Dr. Dennis Assanis continues to find ways to take engineering impacts to new heights through collaboration with experts in fields ranging from healthcare to art.
“You really need to consider all aspects, especially if you want a bigger impact,” Assanis said. “A lot of our education in the future needs to be more creative and more interdisciplinary if the intent is to make a greater contribution to society.”
Assanis, president of the University of Delaware, met with graduate students on March 21 as part of the Department of Mechanical Engineering’s Fowler Distinguished Lecture Series at Texas A&M University. Before becoming university president in 2016, Assanis served as provost and senior vice president for academic affairs at Stony Brook University and as vice president for Brookhaven National Laboratory Affairs. He previously taught and conducted research at the University of Michigan and the University of Illinois at Urbana-Champaign.
Growing up in Athens, Greece, Assanis said he remembers how education in his formative years took a holistic approach and included topics ranging from the sciences to liberal arts. He said taking a similar mindset with an engineering education is beneficial to engineers, who tend to be more analytical and systems-oriented.
“What is nice in general about engineers is that their training prepares them well to think analytically, to think about every problem as a big system that has some input, some output and some constraints,” Assanis said. “With that kind of analytical thinking, you can approach problems at least to a degree, but that’s not enough because of all these other factors; the people factors, the emotional factors, the constraints that you have around the world.”
Assanis said it is important to place engineering within the context of the broader environment that encompasses society, economic and political aspects.
“If it is engineering for engineers, it won’t quite have the same impact,” Assanis said. “It needs to be engineering for the world.”
Assanis received his bachelor’s degree in marine engineering from Newcastle University in England.
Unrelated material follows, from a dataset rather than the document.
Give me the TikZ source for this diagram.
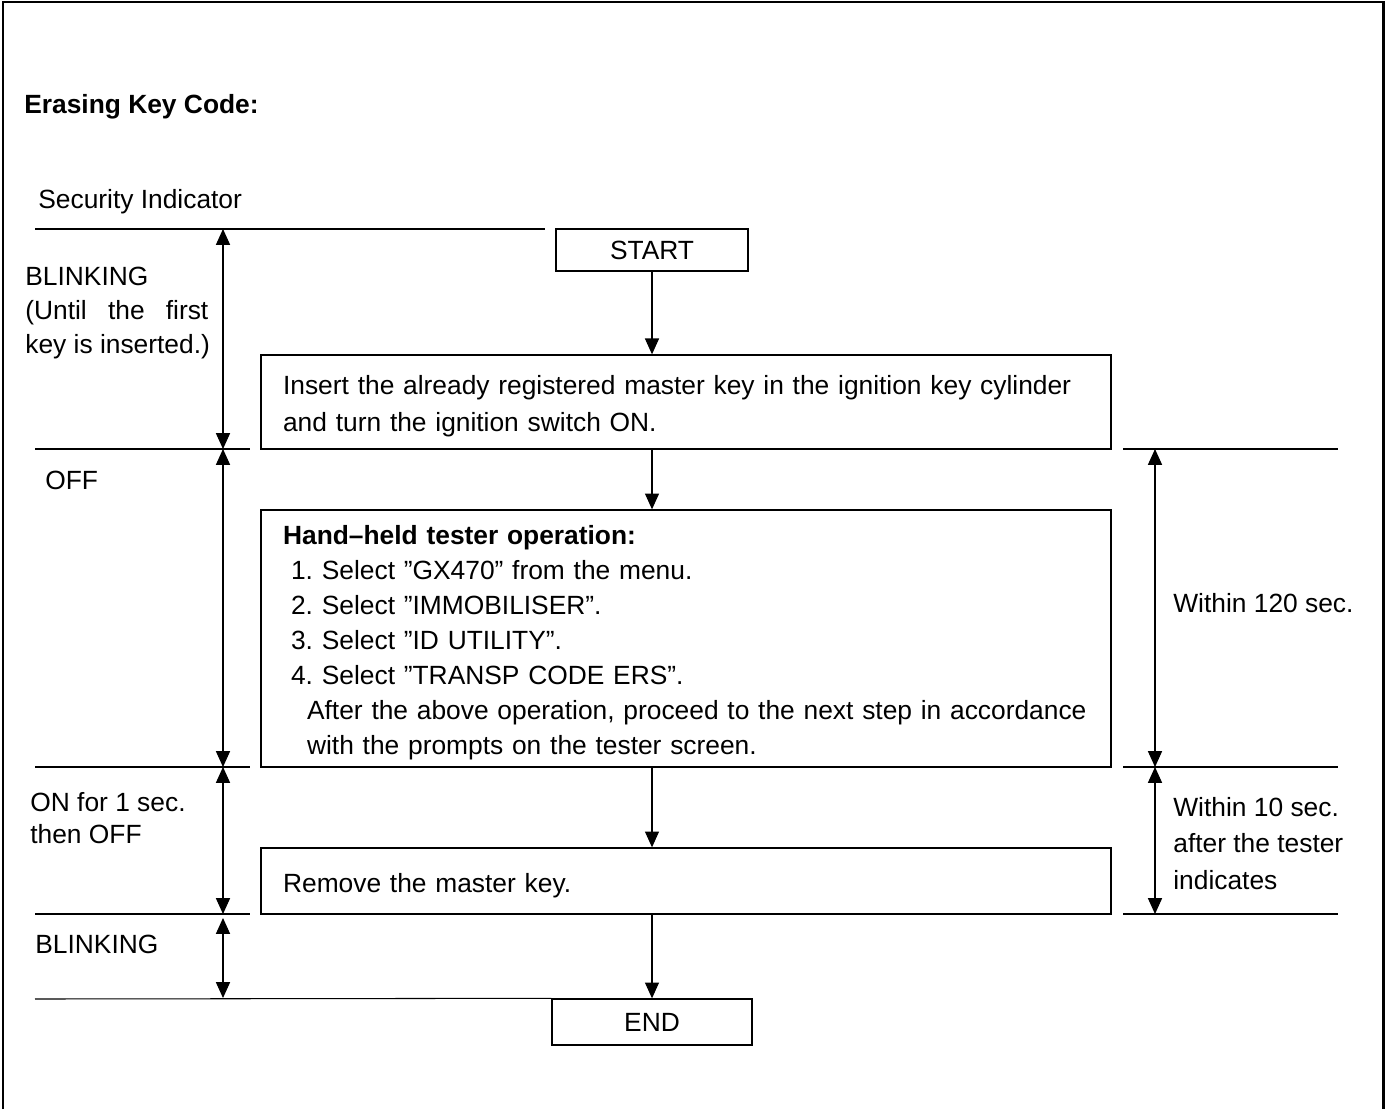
\documentclass[tikz,border=0pt]{standalone}
\usepackage{fontspec}
\setmainfont{Liberation Sans}
\usetikzlibrary{arrows.meta}

\begin{document}
\frenchspacing
\begin{tikzpicture}[x=0.02cm, y=-0.02cm, font=\fontsize{15}{20}\selectfont,
    box/.style={draw, rectangle, line width=0.8pt, inner xsep=0.44cm, inner ysep=0pt},
    stepbox/.style={box, minimum width=17cm, text width=16.12cm, align=left,
        execute at begin node=\rule{0pt}{0.55cm}},
    lbl/.style={anchor=base west, inner sep=0pt, align=left},
    rule/.style={line width=0.6pt},
    flow/.style={line width=0.6pt, -{Triangle[length=9pt, width=8pt]}},
    span/.style={line width=0.6pt, {Triangle[length=9pt, width=8pt]}-{Triangle[length=9pt, width=8pt]}}]
    \useasboundingbox (0,0) rectangle (1386,1109);
    \draw[line width=1.7pt] (3,1109) -- (3,2) -- (1383,2) -- (1383,1109);

    \node[lbl, font=\fontsize{15}{20}\selectfont\bfseries] (title) at (24,113) {Erasing Key Code:};
    \node[lbl] (sec) at (38,208) {Security Indicator};

    % flow
    \node[box, minimum width=3.84cm, minimum height=0.84cm] (START) at (652,250) {START};
    \node[stepbox, minimum height=1.88cm, font=\fontsize{15}{20.6}\selectfont] (ins) at (686,402)
        {Insert the already registered master key in the ignition key cylinder\\and turn the ignition switch ON.};
    \node[stepbox, minimum height=5.14cm, font=\fontsize{15}{20}\selectfont] (tester) at (686,638.5)
        {\textbf{Hand–held tester operation:}\\
         \hspace*{0.16cm}1. Select ”GX470” from the menu.\\
         \hspace*{0.16cm}2. Select ”IMMOBILISER”.\\
         \hspace*{0.16cm}3. Select ”ID UTILITY”.\\
         \hspace*{0.16cm}4. Select ”TRANSP CODE ERS”.\\
         \hspace*{0.48cm}After the above operation, proceed to the next step in accordance\\
         \hspace*{0.48cm}with the prompts on the tester screen.};
    \node[stepbox, minimum height=1.32cm] (rem) at (686,881) {Remove the master key.};
    \node[box, minimum width=4cm, minimum height=0.92cm] (END) at (652,1022) {END};

    \draw[flow] (START) -- (START |- ins.north);
    \draw[flow] (ins.south -| START) -- (START |- tester.north);
    \draw[flow] (tester.south -| START) -- (START |- rem.north);
    \draw[flow] (rem.south -| END) -- (END);

    % indicator states
    \draw[rule] (35,229) -- (545,229);
    \draw[rule] (35,449) -- (250,449);
    \draw[rule] (35,767) -- (250,767);
    \draw[rule] (35,914) -- (250,914);
    \draw[rule] (35,999) -- (END.north west);
    \draw[rule] (1123,449) -- (1338,449);
    \draw[rule] (1123,767) -- (1338,767);
    \draw[rule] (1123,914) -- (1338,914);

    \coordinate (L0) at (223,229);
    \coordinate (L1) at (223,449);
    \coordinate (L2) at (223,767);
    \coordinate (L3) at (223,914);
    \coordinate (L3b) at (223,918);
    \coordinate (L4) at (223,998);
    \coordinate (R1) at (1155,449);
    \coordinate (R2) at (1155,767);
    \coordinate (R3) at (1155,914);
    \draw[span] (L0) -- (L1);
    \draw[span] (L1) -- (L2);
    \draw[span] (L2) -- (L3);
    \draw[span] (L3b) -- (L4);
    \draw[span] (R1) -- (R2);
    \draw[span] (R2) -- (R3);

    % last baseline sets the node
    \node[lbl, font=\fontsize{15}{19.3}\selectfont] (blink) at (25,353)
        {BLINKING\\\makebox[3.66cm][s]{(Until the first}\\key is inserted.)};
    \node[lbl] (off) at (45,489) {OFF};
    \node[lbl, font=\fontsize{15}{18.1}\selectfont] (on) at (30,843) {ON for 1 sec.\\then OFF};
    \node[lbl] (blink2) at (35,953) {BLINKING};
    \node[lbl] (w120) at (1173,612) {Within 120 sec.};
    \node[lbl, font=\fontsize{15}{20.7}\selectfont] (w10) at (1173,889) {Within 10 sec.\\after the tester\\indicates};
\end{tikzpicture}
\end{document}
At the Massachusetts Institute of Technology (MIT) he earned master’s degrees in naval architecture and marine engineering, mechanical engineering and management. He also earned a doctoral degree in power and propulsion while at MIT.
“I went into engineering because it felt to me more analytical and more systems-oriented than some of the other fields,” Assanis said. “But I didn’t lose sight of the fact that you need to continue to have your grounding in the social and environmental aspects that are happening around you. Communication, collaboration and social skills are important.”
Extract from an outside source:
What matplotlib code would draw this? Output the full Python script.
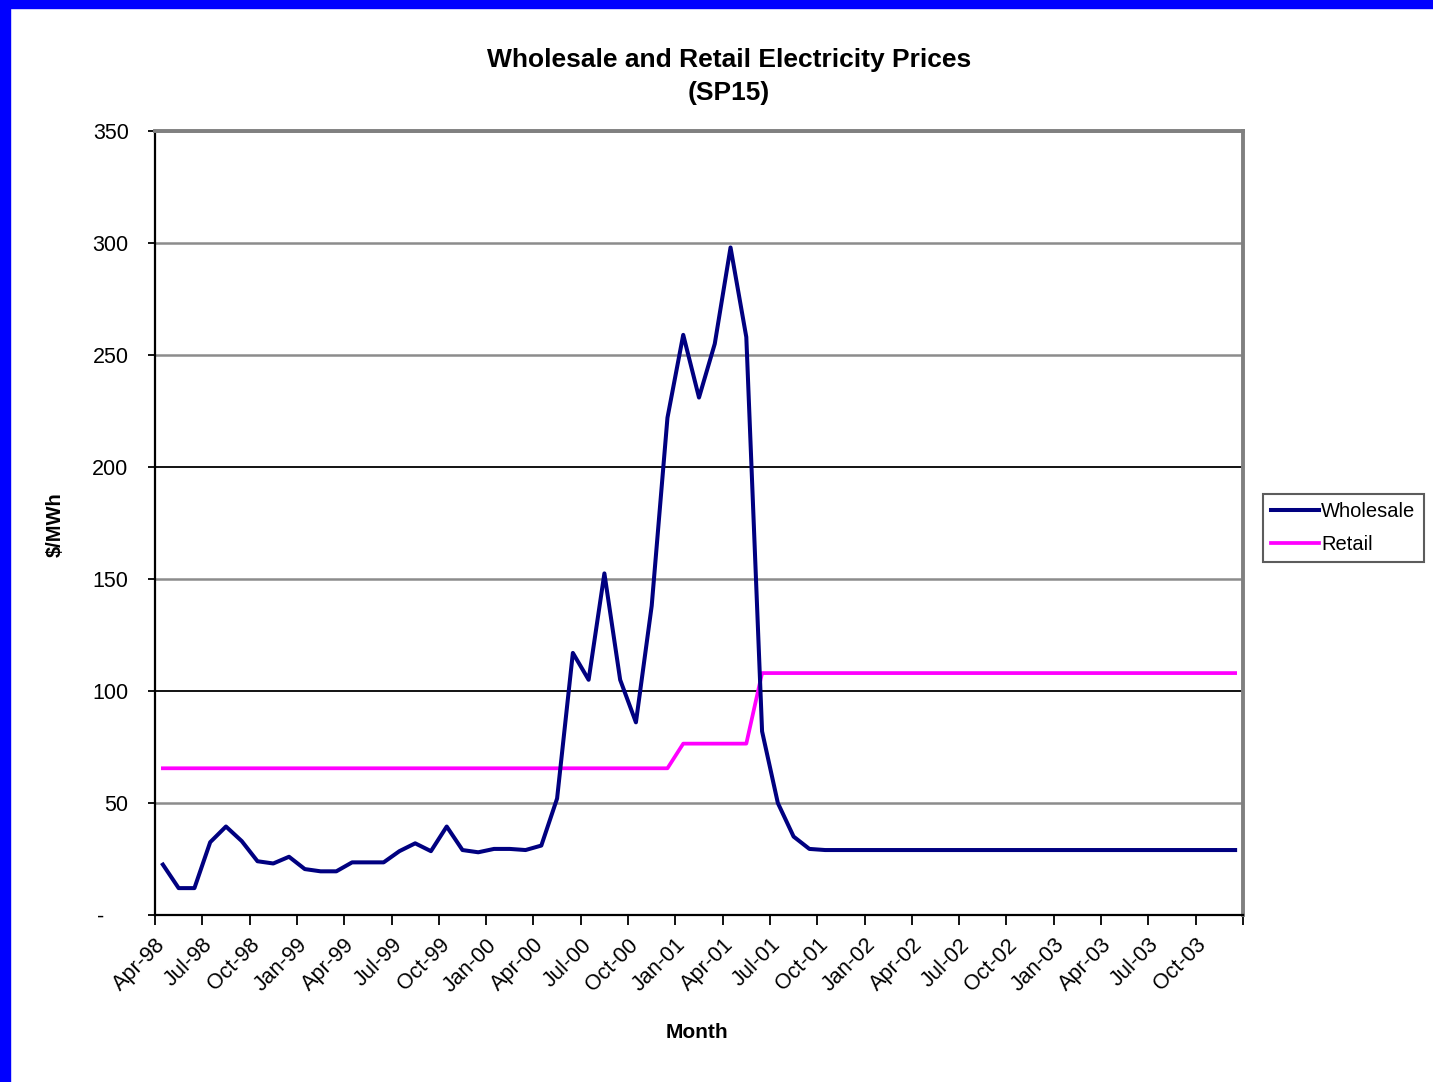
import matplotlib.pyplot as plt
from matplotlib.patches import Rectangle
from matplotlib.lines import Line2D

plt.rcParams['font.family'] = ['Liberation Sans', 'DejaVu Sans']

# month labels shown on the category axis (every third month)
tick_labels = ['Apr-98', 'Jul-98', 'Oct-98', 'Jan-99', 'Apr-99', 'Jul-99', 'Oct-99',
               'Jan-00', 'Apr-00', 'Jul-00', 'Oct-00', 'Jan-01', 'Apr-01', 'Jul-01',
               'Oct-01', 'Jan-02', 'Apr-02', 'Jul-02', 'Oct-02', 'Jan-03', 'Apr-03',
               'Jul-03', 'Oct-03']

# monthly prices Apr-98 .. Dec-03, $/MWh
wholesale = [22.5, 12, 12, 32.5, 39.5, 33, 24, 23, 26, 20.5,
             19.5, 19.5, 23.5, 23.5, 23.5, 28.5, 32, 28.5, 39.5, 29,
             28, 29.5, 29.5, 29, 31, 52, 117, 105, 152.5, 105,
             86, 138, 222, 259, 231, 255, 298, 258, 82, 50,
             35, 29.5, 29, 29, 29, 29, 29, 29, 29, 29,
             29, 29, 29, 29, 29, 29, 29, 29, 29, 29,
             29, 29, 29, 29, 29, 29, 29, 29, 29]
retail = [65.5, 65.5, 65.5, 65.5, 65.5, 65.5, 65.5, 65.5, 65.5, 65.5,
          65.5, 65.5, 65.5, 65.5, 65.5, 65.5, 65.5, 65.5, 65.5, 65.5,
          65.5, 65.5, 65.5, 65.5, 65.5, 65.5, 65.5, 65.5, 65.5, 65.5,
          65.5, 65.5, 65.5, 76.5, 76.5, 76.5, 76.5, 76.5, 108, 108,
          108, 108, 108, 108, 108, 108, 108, 108, 108, 108,
          108, 108, 108, 108, 108, 108, 108, 108, 108, 108,
          108, 108, 108, 108, 108, 108, 108, 108, 108]

W, H = 1433, 1082
fig = plt.figure(figsize=(W / 100, H / 100), dpi=100)
fig.patch.set_facecolor('white')

# blue frame on top and left edge of the screenshot
fig.add_artist(Rectangle((0, 1 - 8 / H), 1, 8 / H, transform=fig.transFigure,
                         color='#0000ff', zorder=10))
fig.add_artist(Rectangle((0, 0), 10 / W, 1, transform=fig.transFigure,
                         color='#0000ff', zorder=10))

ax = fig.add_axes([155 / W, 1 - 915 / H, (1243 - 155) / W, (915 - 131) / H])

x = list(range(len(wholesale)))

# gridlines, excel style (100 and 200 came out black in the original)
for v in [50, 150, 250, 300, 350]:
    ax.axhline(v, color='#8c8c8c', lw=1.8, zorder=1)
for v in [100, 200]:
    ax.axhline(v, color='black', lw=1.3, zorder=1)

ax.plot(x, wholesale, color='#000080', lw=2.9, zorder=3, solid_joinstyle='round')
ax.plot(x, retail, color='#ff00ff', lw=2.7, zorder=2)

ax.set_xlim(-0.5, len(wholesale) - 0.5)
ax.set_ylim(0, 350)

xt = [-0.5 + 3 * k for k in range(24)]
ax.set_xticks(xt)
ax.set_xticklabels(tick_labels + [''], rotation=45, ha='right',
                   rotation_mode='anchor', fontsize=15.5)
ax.set_yticks([0, 50, 100, 150, 200, 250, 300, 350])
ax.set_yticklabels(['-    ', '50', '100', '150', '200', '250', '300', '350'],
                   fontsize=15.5)
ax.tick_params(axis='x', direction='out', length=7, width=1.3, pad=7)
ax.tick_params(axis='y', direction='out', length=5, width=1.3, pad=14)

for s in ['top', 'right']:
    ax.spines[s].set_color('#808080')
    ax.spines[s].set_linewidth(2.8)
for s in ['left', 'bottom']:
    ax.spines[s].set_color('black')
    ax.spines[s].set_linewidth(1.6)

fig.text(729 / W, 1 - 60 / H, 'Wholesale and Retail Electricity Prices',
         ha='center', va='center', fontsize=19, fontweight='bold')
fig.text(729 / W, 1 - 93 / H, '(SP15)', ha='center', va='center',
         fontsize=19, fontweight='bold')
fig.text(697 / W, 1 - 1032 / H, 'Month', ha='center', va='center',
         fontsize=15, fontweight='bold')
fig.text(55 / W, 1 - 525 / H, '$/MWh', ha='center', va='center',
         rotation=90, fontsize=14.5, fontweight='bold')

handles = [Line2D([], [], color='#000080', lw=2.9),
           Line2D([], [], color='#ff00ff', lw=2.7)]
leg = fig.legend(handles, ['Wholesale', 'Retail'], loc='upper left',
                 bbox_to_anchor=(1263 / W, 1 - 494 / H), fontsize=14.5,
                 frameon=True, fancybox=False, edgecolor='#333333',
                 borderpad=0.4, handlelength=2.4, handletextpad=0.1,
                 labelspacing=0.7, borderaxespad=0)
leg.get_frame().set_linewidth(1.5)

fig.savefig('out.png', dpi=100)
He emphasized the role and contributions of his wife, Eleni, and their two sons in expanding his interdisciplinary perspective on a wide range of topics throughout his life.
Assanis said there are some challenges to developing a more interdisciplinary approach to an engineering career. One example is that the awards system in academia, especially in the early years of a career, are based on individual contributions and research. He feels that researchers can benefit from having a mixture of independent work to build credentials and collaborative work with others.
With an engineering degree, Assanis said the sky is the limit, even if graduates use their knowledge and skills in unconventional ways. He has known engineering majors who have become doctors, lawyers and even priests.
“It’s such excellent preparation,” he said. “Some of the best doctors I have encountered were the ones who actually had an undergraduate degree in engineering, preferably mechanical engineering, because they knew how to analyze what is going on with your condition with logic.”
Assanis’ visit for his seminar was his first time at Texas A&M. He said he enjoyed meeting Aggies and touring different parts of campus.
“I’ve always heard great things about Texas A&M and especially about the engineering program,” he said. “It is really one of the power houses in engineering, so anybody in the field of engineering aspires at some point in their life to pay a visit and see what the campus has to offer.”
Assanis is a distinguished educator with a wide range of academic leadership experience and a worldwide reputation as a scholar and expert in both fundamental and applied studies of internal combustion engines and energy systems. He was elected as a member of the National Academy of Engineering in 2008.
His advice to future engineers was to embrace the other disciplines, ranging from public policy and social studies to the business world and health sciences.
“You’re going to have an even stronger impact,” Assanis said. “Even though you’re very good in engineering, I think it’s important that you collaborate with all the other sciences to make a bigger impact.”
The Fowler Distinguished Lecture Series invites nationally recognized engineers and scientists to lecture as part of the graduate department seminar class.